Becomes less error prone if you do:
min(nr_pages - i, ARRAY_SIZE(hpa_list->phys))
> + int j;
> +
> + for (j = 0; j < nents; j++)
You can declare j in the for loop.
> + root[j] = page_to_phys(page + i + j);
> +
> + ret = tdx_ext_mem_add(virt_to_page(root), nents);
> + /*
> + * No SEAMCALLs to reclaim the added pages.
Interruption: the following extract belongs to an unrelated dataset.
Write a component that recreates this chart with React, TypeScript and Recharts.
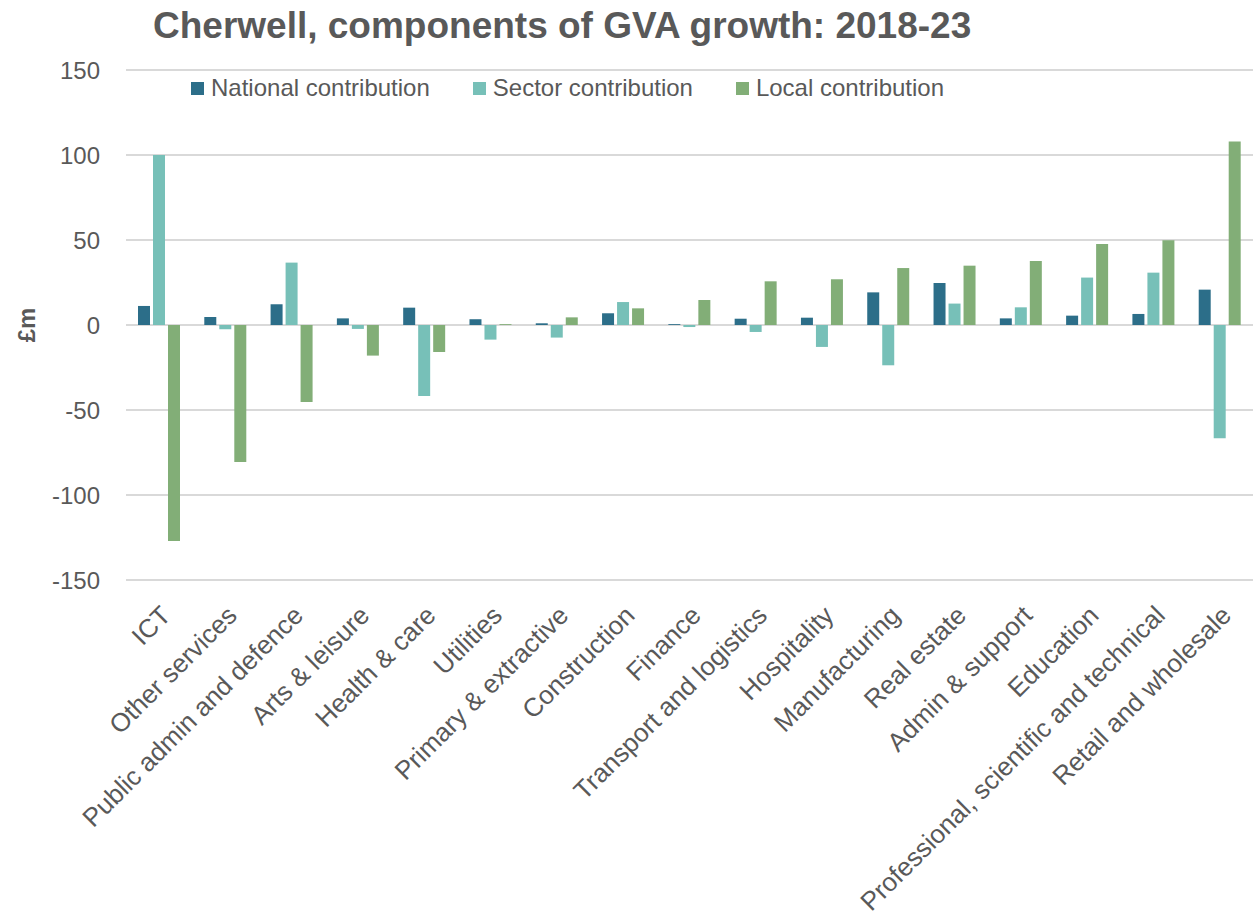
import React from 'react';
import {
  BarChart,
  Bar,
  XAxis,
  YAxis,
  CartesianGrid,
} from 'recharts';

// Sectors, in the order shown on the x axis
const sectors = [
  'ICT',
  'Other services',
  'Public admin and defence',
  'Arts & leisure',
  'Health & care',
  'Utilities',
  'Primary & extractive',
  'Construction',
  'Finance',
  'Transport and logistics',
  'Hospitality',
  'Manufacturing',
  'Real estate',
  'Admin & support',
  'Education',
  'Professional, scientific and technical',
  'Retail and wholesale',
];

// £m
const national = [11.2, 4.7, 12.2, 3.9, 10.2, 3.4, 1.0, 6.9, 0.5, 3.7, 4.3, 19.2, 24.7, 3.9, 5.5, 6.5, 20.8];
const sector = [100, -2.5, 36.7, -2.3, -41.8, -8.6, -7.4, 13.5, -1.2, -4.1, -12.9, -23.7, 12.6, 10.4, 27.9, 30.8, -66.6];
const local = [-127, -80.6, -45.3, -18, -15.9, 0.5, 4.5, 9.8, 14.7, 25.7, 26.9, 33.5, 34.9, 37.7, 47.7, 49.8, 108];

const yTicks = [-150, -100, -50, 0, 50, 100, 150];

const series = [
  { key: 'national', name: 'National contribution', color: '#2c6e89' },
  { key: 'sector', name: 'Sector contribution', color: '#77c0b8' },
  { key: 'local', name: 'Local contribution', color: '#82ae77' },
];

const data = sectors.map((name, i) => ({
  name,
  national: national[i],
  sector: sector[i],
  local: local[i],
}));

const FONT = '"Liberation Sans", Arial, sans-serif';
const GREY = '#595959';

const SectorTick = (props: any) => {
  const { x, y, payload } = props;
  const tx = x + 13;
  const ty = y + 37;
  return (
    <text
      x={tx}
      y={ty}
      transform={`rotate(-45, ${tx}, ${ty})`}
      textAnchor="end"
      fill={GREY}
      fontSize={26}
      fontFamily={FONT}
    >
      {payload.value}
    </text>
  );
};

// legend sits inside the plot area, top left
const ChartLegend = () => (
  <div
    style={{
      position: 'absolute',
      left: 191,
      top: 74,
      display: 'flex',
      gap: 43,
      fontFamily: FONT,
      fontSize: 24,
      color: GREY,
      lineHeight: '28px',
      whiteSpace: 'nowrap',
    }}
  >
    {series.map((s) => (
      <div key={s.key} style={{ display: 'flex', alignItems: 'center', gap: 7 }}>
        <div style={{ width: 13, height: 13, background: s.color }} />
        <span>{s.name}</span>
      </div>
    ))}
  </div>
);

export default function App() {
  return (
    <div style={{ position: 'absolute', left: 0, top: 0, width: 1255, height: 923, background: '#fff' }}>
      <div
        style={{
          position: 'absolute',
          left: 153,
          top: 7,
          fontFamily: FONT,
          fontSize: 37,
          fontWeight: 700,
          lineHeight: 1,
          color: GREY,
          whiteSpace: 'nowrap',
        }}
      >
        Cherwell, components of GVA growth: 2018-23
      </div>
      <div
        style={{
          position: 'absolute',
          left: 27,
          top: 325,
          transform: 'translate(-50%, -50%) rotate(-90deg)',
          fontFamily: FONT,
          fontSize: 24,
          fontWeight: 700,
          color: GREY,
        }}
      >
        £m
      </div>
      <BarChart
        width={1255}
        height={923}
        data={data}
        margin={{ top: 70, right: 2, bottom: 0, left: 0 }}
        barSize={12}
        barGap={3}
      >
        <CartesianGrid vertical={false} stroke="#d9d9d9" strokeWidth={2} />
        <XAxis
          dataKey="name"
          interval={0}
          height={343}
          axisLine={false}
          tickLine={false}
          tickSize={0}
          tickMargin={0}
          tick={<SectorTick />}
        />
        <YAxis
          width={126}
          domain={[-150, 150]}
          ticks={yTicks}
          axisLine={false}
          tickLine={false}
          tickSize={6}
          tickMargin={20}
          tick={{ fill: GREY, fontSize: 24, fontFamily: FONT }}
        />
        {series.map((s) => (
          <Bar key={s.key} dataKey={s.key} name={s.name} fill={s.color} isAnimationActive={false} />
        ))}
      </BarChart>
      <ChartLegend />
    </div>
  );
}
For simple error
> + * handling, leak all pages.
> + */
> + WARN_ON_ONCE(ret);
Perhaps to be friendlier to folks without the source code in front of
them drop the comment and do:
WARN(ret, "Fatal: TDX Module failed (%d) to accept memory, stranded %ld pages\n", ret, nr_pages)
...the once flavor not needed, right? It's toast at this point.